What I want to know is how many solutions to (1) there are, and in particular the special cases above.
For a prime $p\equiv 1\mod 4$, we have a unique (up to sign) representation as a sum of squares $p=a^2+b^2$ and with the identity
$$p(x^2+y^2)=(ax-by)^2+(bx+ay)^2=(ax+by)^2+(-bx+ay)^2$$
we can define the linear transformations
$$\begin{bmatrix} x\\ y\end{bmatrix}\mapsto\begin{bmatrix} a & -b\\ b & a\end{bmatrix}\begin{bmatrix} x\\ y\end{bmatrix}$$
$$\begin{bmatrix} x\\ y\end{bmatrix}\mapsto\begin{bmatrix} a & b\\ -b & a\end{bmatrix}\begin{bmatrix} x\\ y\end{bmatrix}.$$
Call those matrices $M_+$ and $M_-$. Matrices of this form commute and their product is also of this form. We can classify all primes by the residues of $a,b\mod 7$. There are 9 possibilities up to sign.
\begin{array}{|c|c|} \hline p\mod 7& (a,b) \\ \hline 1 & (0,1),(2,2)\\ \hline 2 & (0,3),(1,1) \\ \hline 3 & (1,3) \\ \hline 4 & (0,2),(3,3) \\ \hline 5 & (1,2) \\ \hline 6 & (2,3) \\ \hline \end{array}
So for an $n=2^ap_1^{a_1}\dots p_k^{a_k}q^2$ write each $p_i=a_i^2+b_i^2$ and define matrices $M_{i+}, M_{i-}$ as above. Each of the representations of $n$ as a sum of squares corresponds to a product
$$(M_{1+}^{t_1}M_{1-}^{a_1-t_1})(M_{2+}^{t_1}M_{2-}^{a_2-t_2})\dots (M_{k+}^{t_k}M_{k-}^{a_k-t_k})=\begin{bmatrix} \pm x & \mp y\\ \pm y & \pm x\end{bmatrix}$$
where $0\leq t_1\leq a_1, \dots 0\leq t_k\leq a_k$. Notice that there are $4$ choices of sign and $(a_1+1)\dots(a_k+1)$ choices of $t_i$, precisely $r_2(n)$ choices in total.
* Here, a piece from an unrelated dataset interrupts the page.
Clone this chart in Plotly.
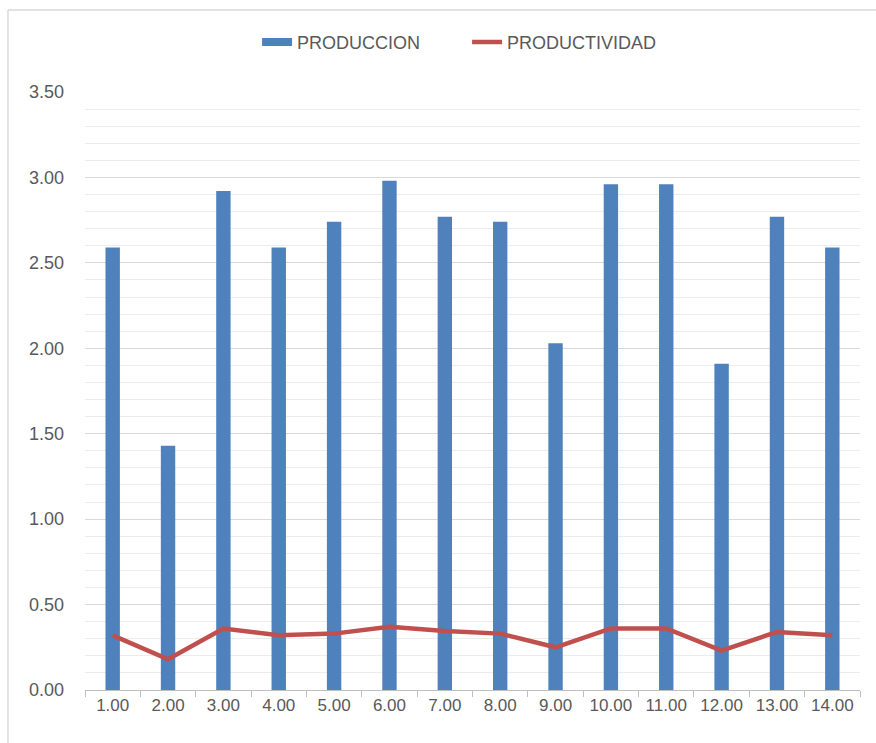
import plotly.graph_objects as go

categories = ["1.00", "2.00", "3.00", "4.00", "5.00", "6.00", "7.00",
              "8.00", "9.00", "10.00", "11.00", "12.00", "13.00", "14.00"]
produccion = [2.59, 1.43, 2.92, 2.59, 2.74, 2.98, 2.77, 2.74, 2.03, 2.96, 2.96, 1.91, 2.77, 2.59]
productividad = [0.32, 0.18, 0.36, 0.32, 0.33, 0.37, 0.345, 0.33, 0.25, 0.36, 0.36, 0.23, 0.34, 0.32]

font_family = "Liberation Sans, Arial, sans-serif"
blue = "#4f81bd"
red = "#c0504d"

fig = go.Figure()
fig.add_trace(go.Bar(x=categories, y=produccion, name="PRODUCCION", showlegend=False,
                     marker=dict(color=blue, line=dict(width=0)), width=0.26))
# legend entry for the bars drawn as a wide rectangle (like the original)
fig.add_trace(go.Scatter(x=[categories[0]], y=[None], name="PRODUCCION", mode="lines",
                         line=dict(color=blue, width=8), hoverinfo="skip"))
fig.add_trace(go.Scatter(x=categories, y=productividad, name="PRODUCTIVIDAD", mode="lines",
                         line=dict(color=red, width=4.5)))

fig.update_layout(
    width=876, height=743,
    margin=dict(l=85, r=16, t=92, b=53),
    paper_bgcolor="white", plot_bgcolor="white",
    font=dict(family=font_family, color="#595959", size=18),
    showlegend=True,
    legend=dict(orientation="h", x=0.493, xanchor="center", y=1.083, yanchor="middle",
                font=dict(size=18, color="#595959"), traceorder="normal",
                entrywidth=165, entrywidthmode="pixels"),
    xaxis=dict(type="category", showgrid=False, showline=True, linecolor="#bfbfbf", linewidth=1,
               ticks="outside", tickson="boundaries", ticklen=6, tickcolor="#bfbfbf",
               tickfont=dict(size=17, color="#595959"), zeroline=False),
    yaxis=dict(range=[0, 3.5], dtick=0.5, tickformat=".2f", showgrid=True, gridcolor="#d9d9d9",
               gridwidth=1, zeroline=False, showline=False, ticks="", ticklabelstandoff=20,
               tickfont=dict(size=18, color="#595959"),
               minor=dict(dtick=0.1, showgrid=True, gridcolor="#ececec", gridwidth=1)),
    shapes=[
        dict(type="line", xref="paper", yref="paper", x0=-0.0994, x1=1.03, y0=1.137, y1=1.137,
             line=dict(color="#d9d9d9", width=1.5)),
        dict(type="line", xref="paper", yref="paper", x0=-0.0994, x1=-0.0994, y0=-0.2, y1=1.137,
             line=dict(color="#d9d9d9", width=1.5)),
    ],
)

fig.write_html("out.html")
This means that to find how many solutions there are to $x^2+y^2=n$ subject to $x\equiv\alpha\mod 7$, $y\equiv\beta$ we just need to classify the prime factors of $n$ into one of the nine classes and figure out how many ways there are to choose the $t_i$ such that
$$(M_{1+}^{t_1}M_{1-}^{a_1-t_1})(M_{2+}^{t_1}M_{2-}^{a_2-t_2})\dots (M_{k+}^{t_k}M_{k-}^{a_k-t_k})\equiv\begin{bmatrix}\alpha&-\beta\\ \beta&\alpha\end{bmatrix}\mod 7.$$
There are only $2\cdot 9=18$ types of matrices in this product, and they have finite order, and they commute, so it must be possible to calculate how many solutions there are as a function of the $a_i$ alone.
In other words if
$$n=2^a(p_{11}^{a_{11}}p_{12}^{a_{12}}\dots p_{1k_1}^{a_{1k_1}})(p_{21}^{a_{21}}p_{22}^{a_{22}}\dots p_{2k_1}^{a_{2k_2}})\dots (p_{91}^{a_{91}}p_{92}^{a_{92}}\dots p_{9k_1}^{a_{9k_9}})q^2$$
where each $p_{ij}$ has a representation as a sum of squares of the type $i$ modulo 7, then the number of solutions to $(7x+\alpha)^2+(7y+\beta)^2=n$ can be calculated as a function of the $a_{ij}$ alone and does not depend on the primes themselves. This is kind of the answer I wanted for the question, but I wish it was less computationally intensive.